「まるでヒーロードラマのパイロット版を観ているようだ?!」炎の少女チャーリー バフィーさんの映画レビュー(感想・評価)
まるでヒーロードラマのパイロット版を観ているようだ?!
オープニングが『マリグナント』のようで、こちらも80年代ホラーへのリスペクトつまり、1984年のオリジナル版と時代背景を意識しているのだろうというが伝わり、そういったホラー・リスペクト精神は好印象を残す。

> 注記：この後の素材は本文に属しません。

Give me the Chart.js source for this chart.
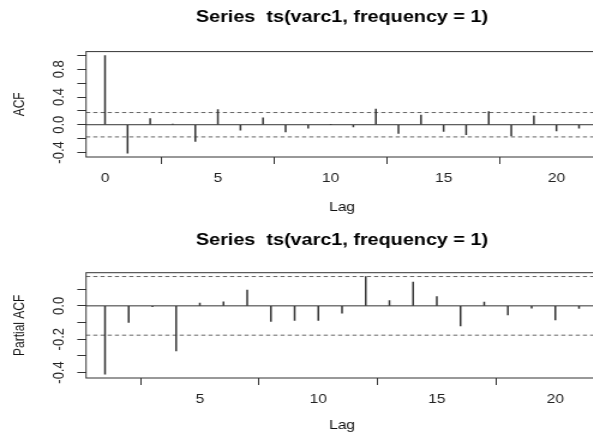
<!DOCTYPE html>
<html>
<head>
<meta charset="utf-8">
<script src="https://cdn.jsdelivr.net/npm/chart.js@4.4.1/dist/chart.umd.min.js"></script>
<style>
  html, body { margin: 0; padding: 0; background: #fff; overflow: hidden; }
  body { width: 593px; height: 437px; position: relative; }
  /* the original picture is stretched sideways, so the canvases are stretched the same way */
  canvas { position: absolute; left: 0; transform: scaleX(1.2); transform-origin: 0 0; }
  #acf-chart { top: 0; }
  #pacf-chart { top: 221px; }
</style>
</head>
<body>
<canvas id="acf-chart" width="500" height="218"></canvas>
<canvas id="pacf-chart" width="500" height="216"></canvas>
<script>
// Values
const titleText = "Series  ts(varc1, frequency = 1)";
const confLimit = 0.176;

const acfLags = [0, 1, 2, 3, 4, 5, 6, 7, 8, 9, 10, 11, 12, 13, 14, 15, 16, 17, 18, 19, 20, 21];
const acfValues = [1.0, -0.41, 0.09, 0.01, -0.24, 0.22, -0.08, 0.1, -0.105, -0.05, 0.004, -0.03,
  0.225, -0.125, 0.14, -0.095, -0.145, 0.19, -0.16, 0.13, -0.09, -0.05];
const acfXRange = [-0.84, 21.84];
const acfYRange = [-0.466, 1.056];
const acfXTicks = [0, 5, 10, 15, 20];
const acfYTicks = [-0.4, -0.2, 0, 0.2, 0.4, 0.6, 0.8, 1.0];
const acfYLabels = ["-0.4", "", "0.0", "", "0.4", "", "0.8", ""];

const pacfLags = [1, 2, 3, 4, 5, 6, 7, 8, 9, 10, 11, 12, 13, 14, 15, 16, 17, 18, 19, 20, 21];
const pacfValues = [-0.41, -0.1, -0.005, -0.27, 0.016, 0.024, 0.095, -0.094, -0.088, -0.088, -0.044,
  0.175, 0.032, 0.143, 0.056, -0.12, 0.022, -0.054, -0.014, -0.084, -0.016];
const pacfXRange = [0.2, 21.8];
const pacfYRange = [-0.433, 0.199];
const pacfXTicks = [5, 10, 15, 20];
const pacfYTicks = [-0.4, -0.3, -0.2, -0.1, 0, 0.1];
const pacfYLabels = ["-0.4", "", "-0.2", "", "0.0", ""];

const FONT = "'Liberation Sans', Arial, Helvetica, sans-serif";

// R style box round the plot region
const boxPlugin = {
  id: "box",
  afterDraw(chart) {
    const { ctx, chartArea: a } = chart;
    ctx.save();
    ctx.strokeStyle = "#333";
    ctx.lineWidth = 1;
    ctx.strokeRect(a.left, a.top, a.right - a.left, a.bottom - a.top);
    ctx.restore();
  },
};

function hLine(xr, y) {
  return [{ x: xr[0], y: y }, { x: xr[1], y: y }];
}

function makePanel(id, p) {
  const ctx = document.getElementById(id).getContext("2d");
  return new Chart(ctx, {
    type: "bar",
    data: {
      datasets: [
        {
          type: "bar",
          data: p.lags.map((l, i) => ({ x: l, y: p.values[i] })),
          backgroundColor: "#333",
          borderWidth: 0,
          barThickness: 0.85,
        },
        { type: "line", data: hLine(p.xRange, 0), borderColor: "#333", borderWidth: 1, pointRadius: 0 },
        { type: "line", data: hLine(p.xRange, confLimit), borderColor: "#666", borderWidth: 1, borderDash: [3.5, 2.5], pointRadius: 0 },
        { type: "line", data: hLine(p.xRange, -confLimit), borderColor: "#666", borderWidth: 1, borderDash: [3.5, 2.5], pointRadius: 0 },
      ],
    },
    options: {
      responsive: false,
      animation: false,
      layout: { padding: { left: 9.05, right: 1.7, top: p.top, bottom: p.bottom } },
      plugins: { legend: { display: false }, tooltip: { enabled: false } },
      scales: {
        x: {
          type: "linear",
          position: "bottom",
          min: p.xRange[0],
          max: p.xRange[1],
          offset: false,
          afterBuildTicks: (s) => { s.ticks = p.xTicks.map((v) => ({ value: v })); },
          ticks: {
            autoSkip: false, maxRotation: 0, padding: 7, color: "#222",
            font: { family: FONT, size: 13 },
            callback: (v) => String(v),
          },
          grid: { drawOnChartArea: false, tickLength: 7, color: "#333" },
          border: { display: false },
          title: {
            display: true, text: "Lag", color: "#111",
            font: { family: FONT, size: 13 },
            padding: { top: p.lagPad, bottom: 0 },
          },
        },
        // this axis only carries the main title, so it is centred over the plot
        top: {
          type: "linear",
          position: "top",
          min: p.xRange[0],
          max: p.xRange[1],
          ticks: { display: false },
          grid: { display: false, drawTicks: false },
          border: { display: false },
          title: {
            display: true, text: titleText, color: "#000",
            font: { family: FONT, size: 16.5, weight: "bold" },
            padding: { top: p.titlePad[0], bottom: p.titlePad[1] },
          },
        },
        y: {
          type: "linear",
          min: p.yRange[0],
          max: p.yRange[1],
          afterBuildTicks: (s) => { s.ticks = p.yTicks.map((v) => ({ value: v })); },
          ticks: {
            autoSkip: false, minRotation: 90, maxRotation: 90, crossAlign: "center",
            padding: 4, color: "#222",
            font: { family: FONT, size: 13 },
            callback: (v, i) => p.yLabels[i],
          },
          grid: { drawOnChartArea: false, tickLength: 7.3, color: "#333" },
          border: { display: false },
          title: {
            display: true, text: p.yTitle, color: "#111",
            font: { family: FONT, size: 12 },
            padding: { top: 0, bottom: 17.35 },
          },
        },
      },
    },
    plugins: [boxPlugin],
  });
}

makePanel("acf-chart", {
  lags: acfLags, values: acfValues, xRange: acfXRange, yRange: acfYRange,
  xTicks: acfXTicks, yTicks: acfYTicks, yLabels: acfYLabels, yTitle: "ACF",
  top: 0, bottom: 3.2, lagPad: 5.6, titlePad: [7.8, 24],
});

makePanel("pacf-chart", {
  lags: pacfLags, values: pacfValues, xRange: pacfXRange, yRange: pacfYRange,
  xTicks: pacfXTicks, yTicks: pacfYTicks, yLabels: pacfYLabels, yTitle: "Partial ACF",
  top: 0.5, bottom: 4.2, lagPad: 2.6, titlePad: [9.4, 22],
});
</script>
</body>
</html>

しかし、どうも方向性が定まっていない感じがしてならない。
ドラマのプロローグといえば、優れた第1話といえるかもしれないが、一本の映画としては、散らかり過ぎているという印象が残ってしまう。
例えば『マイアミ・バイス』や『ナイトライダー』など、80年代によくあった、テレビドラマを再編集した映画を観ているようで、さすがにそこまで一周回った意識しているはずがないだけに、単純に散らかっている。もしくはテレビシリーズにする予定がボツになったパイロット版の編集作品を見せられているようだ。
オリジナル版はホラーというより、サスペンスドラマの側面が強かったが、今作においてもホラー映画という感じではなく、あのがちなヒーロー映画に近いものとなっている。
能力の制御ができないキャラクターが、自身の成長と能力の暴走、または制御がリンクしていくという流れ自体は、『X-MEN』のローグやジーンなどのエピソードでも描いていたし、『ニュー・ミュータント』や『ヒーローズ』といった、様々な作品で描かれ倒されてきたことではあるし、今作においても何も物珍しさはない。
だからこそ、そんなミュータント映画・ドラマあるある集大成ダイジェストのような映画ではなく、単純に自分の娘はヒーローなのか、ヴィランなのか……といったように、家族愛にフォーカスしたものにした方がよかった。
とはいえ『ブライトバーン 恐怖の拡散者』でも似たようなことをやっているだけに、今あえてリメイクする必要性もなかった作品といえば、それまでになってしまうが、もう少しやれることはあったと思うし、かなりもやもや感を残す作品だった。